Recorded data:
•••••
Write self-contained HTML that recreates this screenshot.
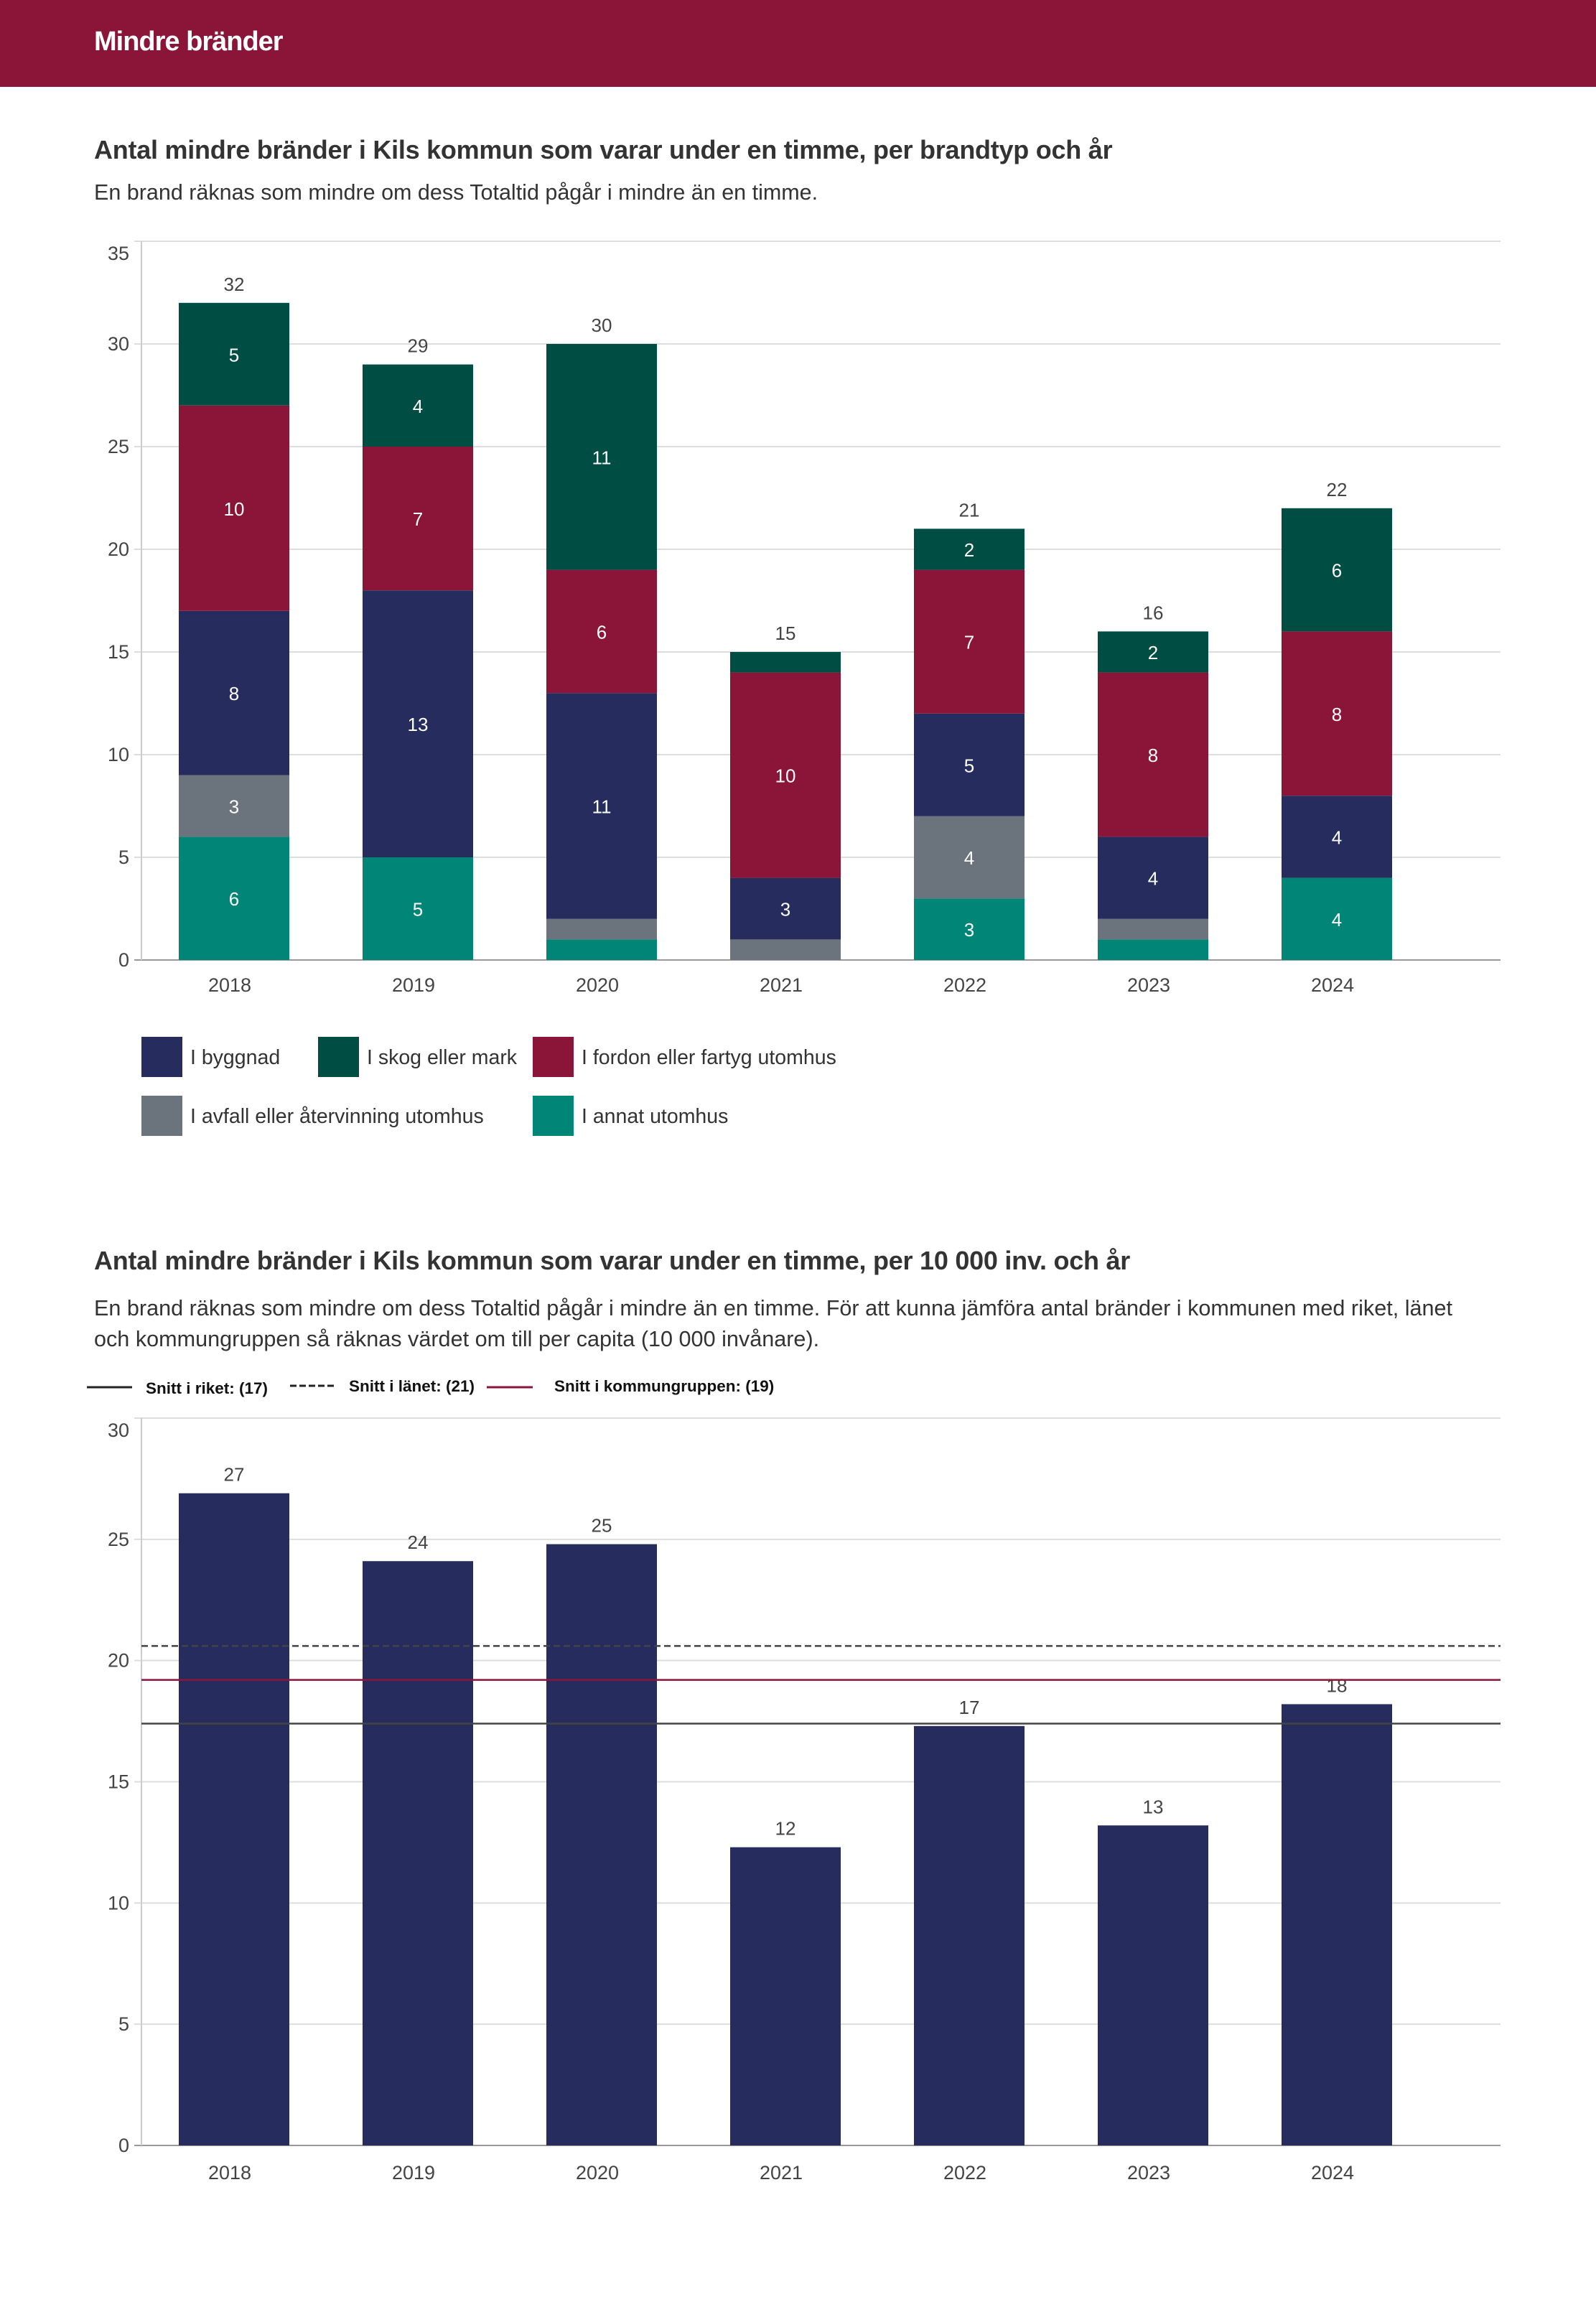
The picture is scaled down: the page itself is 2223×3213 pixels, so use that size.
<!DOCTYPE html>
<html><head><meta charset="utf-8"><style>
html,body{margin:0;padding:0;background:#fff;}
svg{display:block;font-family:"Liberation Sans",sans-serif;}
</style></head><body>
<svg id="page" width="2223" height="3213" viewBox="0 0 2223 3213" xmlns="http://www.w3.org/2000/svg">
<rect x="0" y="0" width="2223" height="121" fill="#8b1538"/>
<text x="131" y="70" fill="#fff" font-size="38" font-weight="bold" letter-spacing="-1">Mindre bränder</text>
<text x="131" y="221" fill="#333" font-size="36" font-weight="bold" letter-spacing="-0.25">Antal mindre bränder i Kils kommun som varar under en timme, per brandtyp och år</text>
<text x="131" y="278" fill="#333" font-size="30.5">En brand räknas som mindre om dess Totaltid pågår i mindre än en timme.</text>
<g id="c1"></g>
<g id="leg1"></g>
<text x="131" y="1768" fill="#333" font-size="36" font-weight="bold" letter-spacing="-0.25">Antal mindre bränder i Kils kommun som varar under en timme, per 10 000 inv. och år</text>
<text x="131" y="1832" fill="#333" font-size="30.6">En brand räknas som mindre om dess Totaltid pågår i mindre än en timme. För att kunna jämföra antal bränder i kommunen med riket, länet</text>
<text x="131" y="1875" fill="#333" font-size="30.6">och kommungruppen så räknas värdet om till per capita (10 000 invånare).</text>
<g>
<line x1="121" y1="1932" x2="184" y2="1932" stroke="#222" stroke-width="3"/>
<text x="203" y="1941" font-size="22.5" font-weight="bold" fill="#111">Snitt i riket: (17)</text>
<line x1="404" y1="1930" x2="465" y2="1930" stroke="#222" stroke-width="3" stroke-dasharray="9,4"/>
<text x="486" y="1938" font-size="22.5" font-weight="bold" fill="#111">Snitt i länet: (21)</text>
<line x1="678" y1="1932" x2="742" y2="1932" stroke="#8b1538" stroke-width="3"/>
<text x="772" y="1938" font-size="22.5" font-weight="bold" fill="#111">Snitt i kommungruppen: (19)</text>
</g>
<g id="c2"></g>
</svg>
<script>
const years = ["2018","2019","2020","2021","2022","2023","2024"];
const seriesNames = ["I annat utomhus","I avfall eller återvinning utomhus","I byggnad","I fordon eller fartyg utomhus","I skog eller mark"];
const seriesColors = ["#008577","#6b737c","#262d5e","#8b1538","#004d43"];
const annat = [6,5,1,0,3,1,4];
const avfall = [3,0,1,1,4,1,0];
const byggnad = [8,13,11,3,5,4,4];
const fordon = [10,7,6,10,7,8,8];
const skog = [5,4,11,1,2,2,6];
const ticks1 = [0,5,10,15,20,25,30,35];
const perCapita = [26.9,24.1,24.8,12.3,17.3,13.2,18.2];
const perCapitaLabels = ["27","24","25","12","17","13","18"];
const ticks2 = [0,5,10,15,20,25,30];
const avgRiket = 17.4;
const avgLanet = 20.6;
const avgKommungrupp = 19.2;

const NS="http://www.w3.org/2000/svg";
function mk(tag, attrs, parent, txt){const e=document.createElementNS(NS,tag);for(const k in attrs)e.setAttribute(k,attrs[k]);if(txt!==undefined)e.textContent=txt;parent.appendChild(e);return e;}

const x0=197, x1=2090, band=256, bw=154, firstC=326;
const xc = i => firstC + i*band;

// chart 1
const c1=document.getElementById('c1');
const y1 = v => 1337 - (1337-336)/35*v;
ticks1.forEach((t,j)=>{
  const gl=mk('line',{x1:187,x2:x1,y1:y1(t),y2:y1(t),stroke:t===0?'#999':'#ddd','stroke-width':2},c1);
  
  
  const off = (j===ticks1.length-1) ? 26 : 9;
  const tl=mk('text',{x:180,y:y1(t)+off,'text-anchor':'end','font-size':27,fill:'#444'},c1,String(t));
  
  
});
const ax1=mk('line',{x1:x0,x2:x0,y1:336,y2:1337,stroke:'#ccc','stroke-width':2},c1);


const stacks=[annat,avfall,byggnad,fordon,skog];
years.forEach((yr,i)=>{
  let cum=0;
  stacks.forEach((s,k)=>{
    const v=s[i]; if(v<=0) return;
    const top=y1(cum+v), bot=y1(cum);
    const r=mk('rect',{x:xc(i)-bw/2,y:top,width:bw,height:bot-top,fill:seriesColors[k]},c1);
    
    
    if(v>=2){
      const lt=mk('text',{x:xc(i),y:(top+bot)/2+10,'text-anchor':'middle','font-size':26,fill:'#fff'},c1,String(v));
      
      
    }
    cum+=v;
  });
  const tt=mk('text',{x:xc(i),y:y1(cum)-17,'text-anchor':'middle','font-size':26,fill:'#444'},c1,String(cum));
  
  
  const xl=mk('text',{x:xc(i)-6,y:1381,'text-anchor':'middle','font-size':27,fill:'#444'},c1,yr);
  
  
});
// legend 1
const leg=document.getElementById('leg1');
const legOrder=[2,4,3,1,0];
const legPos=[[197,1444],[443,1444],[742,1444],[197,1526],[742,1526]];
legOrder.forEach((k,j)=>{
  const [lx,ly]=legPos[j];
  const sq=mk('rect',{x:lx,y:ly,width:57,height:56,fill:seriesColors[k]},leg);
  
  
  const lt=mk('text',{x:lx+68,y:ly+38,'font-size':28.5,fill:'#333'},leg,seriesNames[k]);
  
  
});

// chart 2
const c2=document.getElementById('c2');
const y2 = v => 2988 - (2988-1975)/30*v;
ticks2.forEach((t,j)=>{
  const gl=mk('line',{x1:187,x2:x1,y1:y2(t),y2:y2(t),stroke:t===0?'#999':'#ddd','stroke-width':2},c2);
  
  
  const off = (j===ticks2.length-1) ? 26 : 9;
  const tl=mk('text',{x:180,y:y2(t)+off,'text-anchor':'end','font-size':27,fill:'#444'},c2,String(t));
  
  
});
const ax2=mk('line',{x1:x0,x2:x0,y1:1975,y2:2988,stroke:'#ccc','stroke-width':2},c2);


years.forEach((yr,i)=>{
  const v=perCapita[i];
  const r=mk('rect',{x:xc(i)-bw/2,y:y2(v),width:bw,height:y2(0)-y2(v),fill:'#262d5e'},c2);
  
  
  const vl=mk('text',{x:xc(i),y:y2(v)-17,'text-anchor':'middle','font-size':26,fill:'#444'},c2,perCapitaLabels[i]);
  
  
  const xl=mk('text',{x:xc(i)-6,y:3035,'text-anchor':'middle','font-size':27,fill:'#444'},c2,yr);
  
  
});
const lL=mk('line',{x1:x0,x2:x1,y1:y2(avgLanet),y2:y2(avgLanet),stroke:'#444','stroke-width':2.5,'stroke-dasharray':'9,5'},c2);


const lK=mk('line',{x1:x0,x2:x1,y1:y2(avgKommungrupp),y2:y2(avgKommungrupp),stroke:'#8b1538','stroke-width':2.5},c2);


const lR=mk('line',{x1:x0,x2:x1,y1:y2(avgRiket),y2:y2(avgRiket),stroke:'#444','stroke-width':2.5},c2);


</script>
</body></html>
•••••
Given request:
Which lines contain "page"? Copy each of them.

Result of this exercise:
The picture is scaled down: the page itself is 2223×3213 pixels, so use that size.
<svg id="page" width="2223" height="3213" viewBox="0 0 2223 3213" xmlns="http://www.w3.org/2000/svg">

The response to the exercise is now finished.